Exercise =
In the listing below, find every line with the string "chart" and pull it out.

+===+

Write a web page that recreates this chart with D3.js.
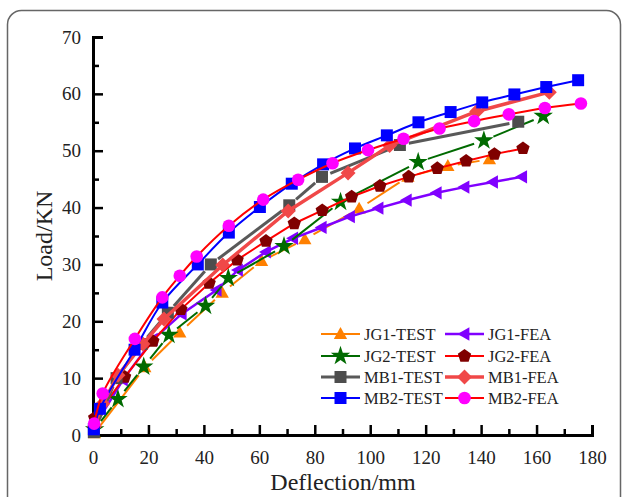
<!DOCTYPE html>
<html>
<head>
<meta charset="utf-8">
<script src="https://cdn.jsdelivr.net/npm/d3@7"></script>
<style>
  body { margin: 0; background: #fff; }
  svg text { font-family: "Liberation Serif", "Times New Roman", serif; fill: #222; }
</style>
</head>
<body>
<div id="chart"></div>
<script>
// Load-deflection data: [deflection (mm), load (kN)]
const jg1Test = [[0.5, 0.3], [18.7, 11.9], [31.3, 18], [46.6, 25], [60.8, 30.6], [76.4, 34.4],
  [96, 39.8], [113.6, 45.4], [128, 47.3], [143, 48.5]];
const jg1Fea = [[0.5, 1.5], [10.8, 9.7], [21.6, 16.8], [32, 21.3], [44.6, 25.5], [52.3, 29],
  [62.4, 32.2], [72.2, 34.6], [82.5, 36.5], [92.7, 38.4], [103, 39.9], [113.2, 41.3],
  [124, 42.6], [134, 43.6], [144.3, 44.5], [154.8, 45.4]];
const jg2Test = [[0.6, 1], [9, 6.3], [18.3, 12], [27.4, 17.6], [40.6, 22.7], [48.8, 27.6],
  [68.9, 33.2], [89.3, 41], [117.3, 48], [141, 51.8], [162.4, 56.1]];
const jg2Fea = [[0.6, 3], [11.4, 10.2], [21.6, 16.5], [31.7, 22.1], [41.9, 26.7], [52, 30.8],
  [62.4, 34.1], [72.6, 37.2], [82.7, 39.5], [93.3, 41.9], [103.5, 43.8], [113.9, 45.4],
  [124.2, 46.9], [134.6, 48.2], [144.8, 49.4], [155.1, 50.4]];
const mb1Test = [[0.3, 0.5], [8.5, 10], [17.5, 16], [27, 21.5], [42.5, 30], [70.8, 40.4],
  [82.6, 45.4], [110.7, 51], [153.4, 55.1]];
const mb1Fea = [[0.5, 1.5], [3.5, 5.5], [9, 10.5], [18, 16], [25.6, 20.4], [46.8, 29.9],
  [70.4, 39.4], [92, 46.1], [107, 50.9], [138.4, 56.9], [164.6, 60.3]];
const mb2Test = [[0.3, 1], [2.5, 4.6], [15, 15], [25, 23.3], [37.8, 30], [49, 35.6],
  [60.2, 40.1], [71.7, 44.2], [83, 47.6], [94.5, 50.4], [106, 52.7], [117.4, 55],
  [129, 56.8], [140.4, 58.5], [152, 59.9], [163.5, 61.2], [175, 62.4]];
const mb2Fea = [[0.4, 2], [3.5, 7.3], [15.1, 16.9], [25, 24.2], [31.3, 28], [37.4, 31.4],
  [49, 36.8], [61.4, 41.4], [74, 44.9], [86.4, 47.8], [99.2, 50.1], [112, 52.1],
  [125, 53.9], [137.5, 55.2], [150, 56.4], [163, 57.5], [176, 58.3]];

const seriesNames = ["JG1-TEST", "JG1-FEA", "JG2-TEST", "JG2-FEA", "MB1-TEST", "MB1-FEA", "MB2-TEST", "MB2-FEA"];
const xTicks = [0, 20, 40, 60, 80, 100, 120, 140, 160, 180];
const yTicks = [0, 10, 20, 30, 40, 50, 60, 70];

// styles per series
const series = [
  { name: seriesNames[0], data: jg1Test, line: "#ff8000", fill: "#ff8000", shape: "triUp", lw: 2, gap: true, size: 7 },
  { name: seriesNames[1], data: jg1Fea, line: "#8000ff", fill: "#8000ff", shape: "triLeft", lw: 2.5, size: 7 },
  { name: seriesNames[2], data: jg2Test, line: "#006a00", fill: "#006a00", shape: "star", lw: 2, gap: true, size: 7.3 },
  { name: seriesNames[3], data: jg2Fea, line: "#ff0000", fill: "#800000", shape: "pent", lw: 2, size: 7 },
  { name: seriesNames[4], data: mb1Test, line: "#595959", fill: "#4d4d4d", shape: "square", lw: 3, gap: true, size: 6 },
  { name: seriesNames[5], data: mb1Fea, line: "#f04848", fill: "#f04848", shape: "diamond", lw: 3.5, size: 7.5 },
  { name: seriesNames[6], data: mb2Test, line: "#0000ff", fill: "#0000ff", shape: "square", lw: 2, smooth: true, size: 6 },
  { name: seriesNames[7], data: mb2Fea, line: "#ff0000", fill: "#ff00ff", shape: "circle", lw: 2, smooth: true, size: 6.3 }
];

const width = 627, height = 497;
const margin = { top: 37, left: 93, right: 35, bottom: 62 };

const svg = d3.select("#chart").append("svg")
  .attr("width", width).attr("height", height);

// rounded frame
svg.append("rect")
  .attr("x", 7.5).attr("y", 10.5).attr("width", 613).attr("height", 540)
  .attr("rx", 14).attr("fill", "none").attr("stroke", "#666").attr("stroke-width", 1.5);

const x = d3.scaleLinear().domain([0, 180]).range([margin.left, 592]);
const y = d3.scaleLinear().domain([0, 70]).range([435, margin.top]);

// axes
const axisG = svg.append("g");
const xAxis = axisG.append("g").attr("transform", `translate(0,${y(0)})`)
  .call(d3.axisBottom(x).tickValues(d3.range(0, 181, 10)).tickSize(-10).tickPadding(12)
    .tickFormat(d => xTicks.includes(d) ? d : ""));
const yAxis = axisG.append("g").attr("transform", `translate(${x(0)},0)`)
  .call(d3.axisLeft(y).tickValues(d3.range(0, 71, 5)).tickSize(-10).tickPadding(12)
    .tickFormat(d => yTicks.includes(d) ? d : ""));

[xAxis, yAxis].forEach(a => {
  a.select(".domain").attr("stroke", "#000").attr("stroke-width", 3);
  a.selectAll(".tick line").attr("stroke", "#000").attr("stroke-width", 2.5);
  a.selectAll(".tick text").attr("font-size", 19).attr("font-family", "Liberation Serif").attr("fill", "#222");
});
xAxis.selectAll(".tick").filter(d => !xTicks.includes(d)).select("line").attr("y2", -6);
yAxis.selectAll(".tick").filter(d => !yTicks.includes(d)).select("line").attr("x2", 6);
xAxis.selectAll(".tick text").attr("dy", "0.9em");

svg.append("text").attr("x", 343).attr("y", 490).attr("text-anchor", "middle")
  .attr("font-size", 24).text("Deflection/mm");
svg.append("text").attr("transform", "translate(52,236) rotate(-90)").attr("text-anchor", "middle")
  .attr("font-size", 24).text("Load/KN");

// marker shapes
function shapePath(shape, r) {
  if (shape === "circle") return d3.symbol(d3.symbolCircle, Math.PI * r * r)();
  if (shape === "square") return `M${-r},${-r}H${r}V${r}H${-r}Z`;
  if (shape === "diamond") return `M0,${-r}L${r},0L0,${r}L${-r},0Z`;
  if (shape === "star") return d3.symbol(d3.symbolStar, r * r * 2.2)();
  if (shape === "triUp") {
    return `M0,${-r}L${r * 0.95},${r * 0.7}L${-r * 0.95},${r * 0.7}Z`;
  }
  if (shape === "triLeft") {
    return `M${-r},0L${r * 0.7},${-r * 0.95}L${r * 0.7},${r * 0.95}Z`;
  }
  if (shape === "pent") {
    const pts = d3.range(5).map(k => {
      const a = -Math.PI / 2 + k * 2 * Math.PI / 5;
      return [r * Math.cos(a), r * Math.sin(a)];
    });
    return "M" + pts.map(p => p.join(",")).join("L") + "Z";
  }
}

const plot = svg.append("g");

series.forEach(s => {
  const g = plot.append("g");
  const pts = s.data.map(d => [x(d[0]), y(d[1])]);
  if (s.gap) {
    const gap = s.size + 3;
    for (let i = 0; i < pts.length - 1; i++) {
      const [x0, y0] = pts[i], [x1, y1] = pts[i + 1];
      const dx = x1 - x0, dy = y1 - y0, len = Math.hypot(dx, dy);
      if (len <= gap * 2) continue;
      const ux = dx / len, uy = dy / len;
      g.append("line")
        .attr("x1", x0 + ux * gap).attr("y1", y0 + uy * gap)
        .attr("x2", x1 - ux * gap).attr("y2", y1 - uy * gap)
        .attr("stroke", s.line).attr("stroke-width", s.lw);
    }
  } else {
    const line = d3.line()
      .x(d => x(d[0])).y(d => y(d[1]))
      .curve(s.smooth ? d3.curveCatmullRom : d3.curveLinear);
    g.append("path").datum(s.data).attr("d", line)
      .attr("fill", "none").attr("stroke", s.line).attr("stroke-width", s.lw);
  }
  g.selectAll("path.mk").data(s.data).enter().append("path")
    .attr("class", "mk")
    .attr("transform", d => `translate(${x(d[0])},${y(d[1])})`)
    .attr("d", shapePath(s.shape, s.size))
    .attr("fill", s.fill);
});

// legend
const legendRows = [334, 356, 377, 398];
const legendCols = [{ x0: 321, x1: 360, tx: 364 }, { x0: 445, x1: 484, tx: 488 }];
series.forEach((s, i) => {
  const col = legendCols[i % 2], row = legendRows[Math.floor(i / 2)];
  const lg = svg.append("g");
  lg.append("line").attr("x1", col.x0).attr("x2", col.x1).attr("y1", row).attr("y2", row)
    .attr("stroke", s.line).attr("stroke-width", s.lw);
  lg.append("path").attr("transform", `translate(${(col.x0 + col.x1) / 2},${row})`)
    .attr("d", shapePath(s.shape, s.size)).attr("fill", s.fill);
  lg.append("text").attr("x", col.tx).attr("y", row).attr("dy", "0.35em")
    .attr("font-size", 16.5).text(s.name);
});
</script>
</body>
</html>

+===+

Finished task =
Write a web page that recreates this chart with D3.js.
<div id="chart"></div>
const svg = d3.select("#chart").append("svg")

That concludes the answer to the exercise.